TASK - Reproduce exactly the lines below, from the first one through the line containing "ha='left', va='baseline', color=val_col, **top_font)", and omit any pictures.

SUPPLIED INFORMATION -
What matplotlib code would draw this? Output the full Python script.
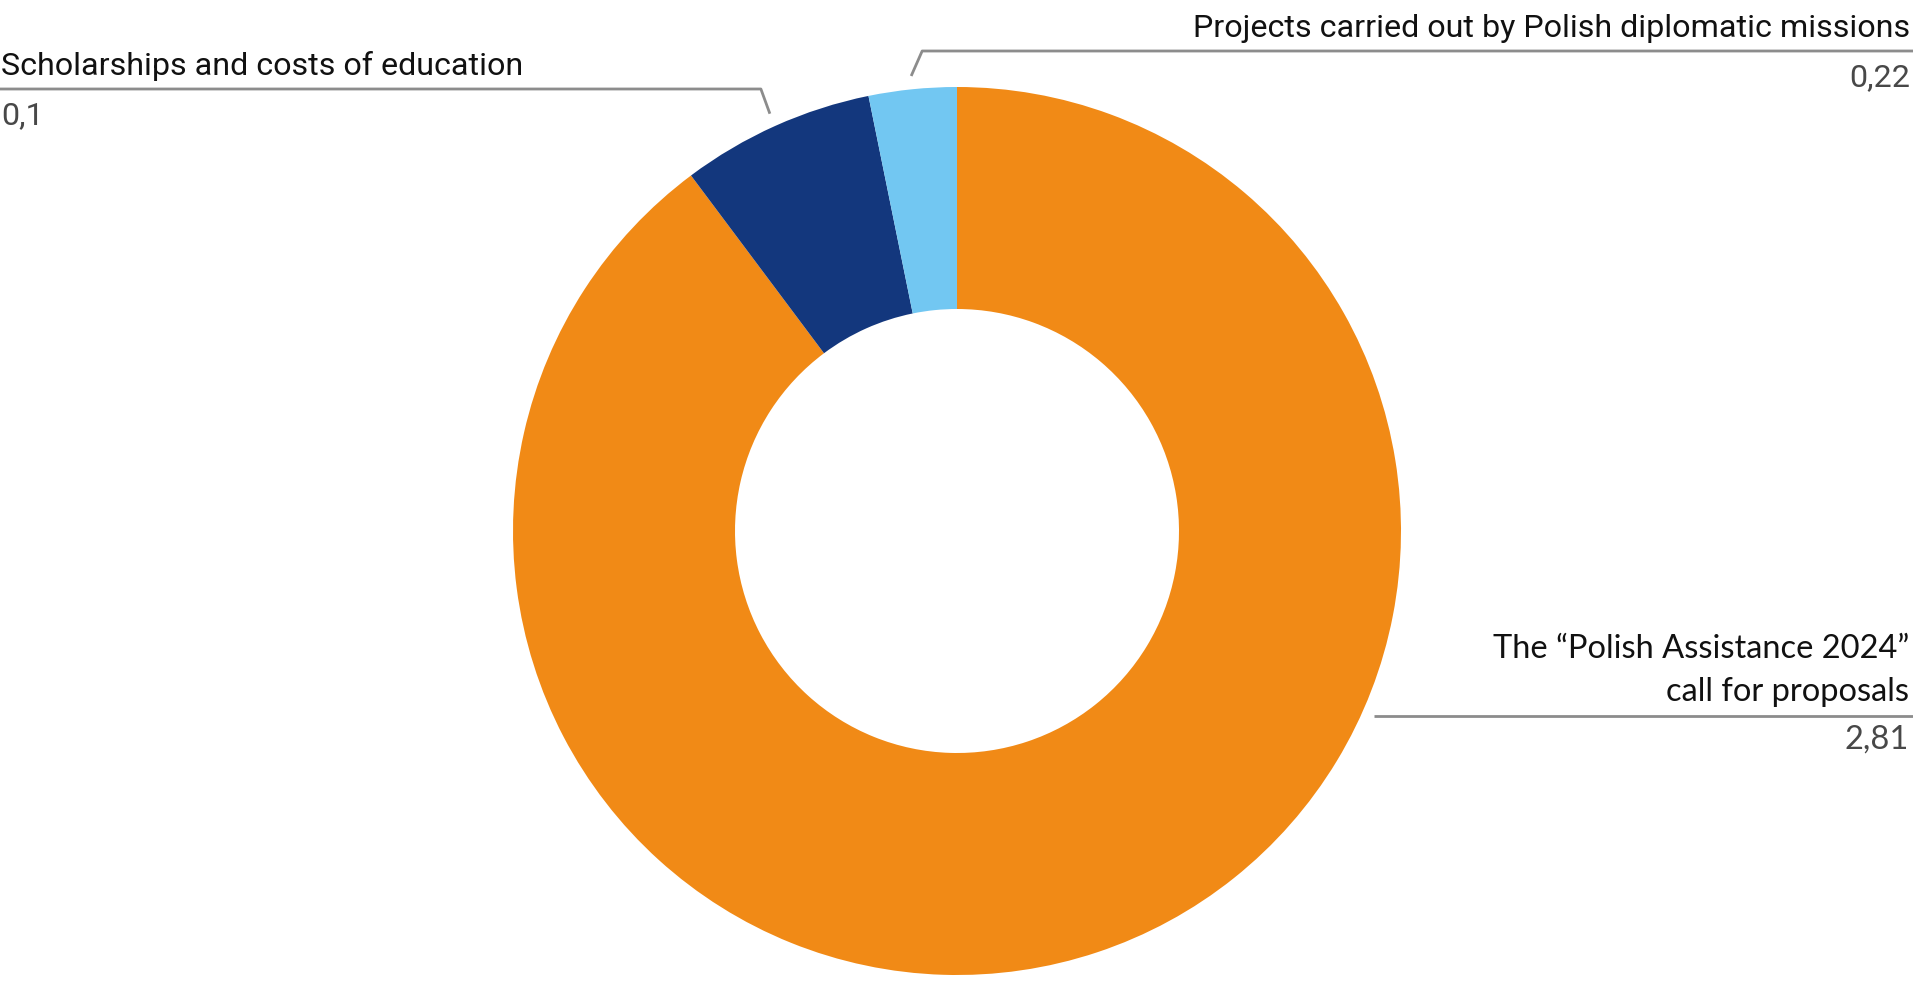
import numpy as np
import matplotlib
matplotlib.use('Agg')
import matplotlib.pyplot as plt

# slice sizes as drawn in the picture (clockwise from the top)
categories = ['The \u201cPolish Assistance 2024\u201d\ncall for proposals',
              'Scholarships and costs of education',
              'Projects carried out by Polish diplomatic missions']
slice_sizes = [2.81, 0.22, 0.10]
value_labels = ['2,81', '0,1', '0,22']
colors = ['#f18a16', '#13377d', '#72c7f2']

W, H = 1913, 992
fig = plt.figure(figsize=(W / 100, H / 100), dpi=100)
ax = fig.add_axes([0, 0, 1, 1])

cx, cy, R = 957, H - 531, 444
wedges, _ = ax.pie(slice_sizes, colors=colors, startangle=90, counterclock=False,
                   center=(cx, cy), radius=R, wedgeprops=dict(width=R * 0.5, linewidth=0))
ax.set_xlim(0, W)
ax.set_ylim(0, H)
ax.set_aspect('equal')
ax.axis('off')

line_col = '#8c8c8c'
val_col = '#484848'
top_font = dict(family=['Roboto', 'DejaVu Sans'], fontsize=23.2)
low_font = dict(family=['Lato', 'DejaVu Sans'], fontsize=23.5)


def wedge_point(w, rfac):
    ang = np.deg2rad((w.theta1 + w.theta2) / 2)
    return cx + R * rfac * np.cos(ang), cy + R * rfac * np.sin(ang)


# Scholarships - label on the left
ex, ey = wedge_point(wedges[1], 1.03)
ly = H - 89
ax.plot([0, ex - 9, ex], [ly, ly, ey], color=line_col, lw=2, solid_capstyle='butt')
ax.text(1, ly + 14, categories[1], ha='left', va='baseline', color='#111111', **top_font)
ax.text(1, ly - 35, value_labels[1], ha='left', va='baseline', color=val_col, **top_font)

# Projects - label on the right, top
ex, ey = wedge_point(wedges[2], 1.03)
ly = H - 51
ax.plot([W, ex + 11, ex], [ly, ly, ey], color=line_col, lw=2, solid_capstyle='butt')
ax.text(W - 3, ly + 14, categories[2], ha='right', va='baseline', color='#111111', **top_font)
ax.text(W - 3, ly - 35, value_labels[2], ha='right', va='baseline', color=val_col, **top_font)

# main call - label on the right, bottom
ly = H - 716
ax.plot([1374, W], [ly, ly], color=line_col, lw=2, solid_capstyle='butt')
for i, line in enumerate(categories[0].split('\n')[::-1]):
    ax.text(W - 4, ly + 15 + 43 * i, line, ha='right', va='baseline', color='#111111',
            **low_font)
ax.text(W - 4, ly - 33, value_labels[0], ha='right', va='baseline', color=val_col, **low_font)

fig.savefig('out.png', dpi=100)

FINAL ANSWER -
What matplotlib code would draw this? Output the full Python script.
import numpy as np
import matplotlib
matplotlib.use('Agg')
import matplotlib.pyplot as plt

# slice sizes as drawn in the picture (clockwise from the top)
categories = ['The \u201cPolish Assistance 2024\u201d\ncall for proposals',
              'Scholarships and costs of education',
              'Projects carried out by Polish diplomatic missions']
slice_sizes = [2.81, 0.22, 0.10]
value_labels = ['2,81', '0,1', '0,22']
colors = ['#f18a16', '#13377d', '#72c7f2']

W, H = 1913, 992
fig = plt.figure(figsize=(W / 100, H / 100), dpi=100)
ax = fig.add_axes([0, 0, 1, 1])

cx, cy, R = 957, H - 531, 444
wedges, _ = ax.pie(slice_sizes, colors=colors, startangle=90, counterclock=False,
                   center=(cx, cy), radius=R, wedgeprops=dict(width=R * 0.5, linewidth=0))
ax.set_xlim(0, W)
ax.set_ylim(0, H)
ax.set_aspect('equal')
ax.axis('off')

line_col = '#8c8c8c'
val_col = '#484848'
top_font = dict(family=['Roboto', 'DejaVu Sans'], fontsize=23.2)
low_font = dict(family=['Lato', 'DejaVu Sans'], fontsize=23.5)


def wedge_point(w, rfac):
    ang = np.deg2rad((w.theta1 + w.theta2) / 2)
    return cx + R * rfac * np.cos(ang), cy + R * rfac * np.sin(ang)


# Scholarships - label on the left
ex, ey = wedge_point(wedges[1], 1.03)
ly = H - 89
ax.plot([0, ex - 9, ex], [ly, ly, ey], color=line_col, lw=2, solid_capstyle='butt')
ax.text(1, ly + 14, categories[1], ha='left', va='baseline', color='#111111', **top_font)
ax.text(1, ly - 35, value_labels[1], ha='left', va='baseline', color=val_col, **top_font)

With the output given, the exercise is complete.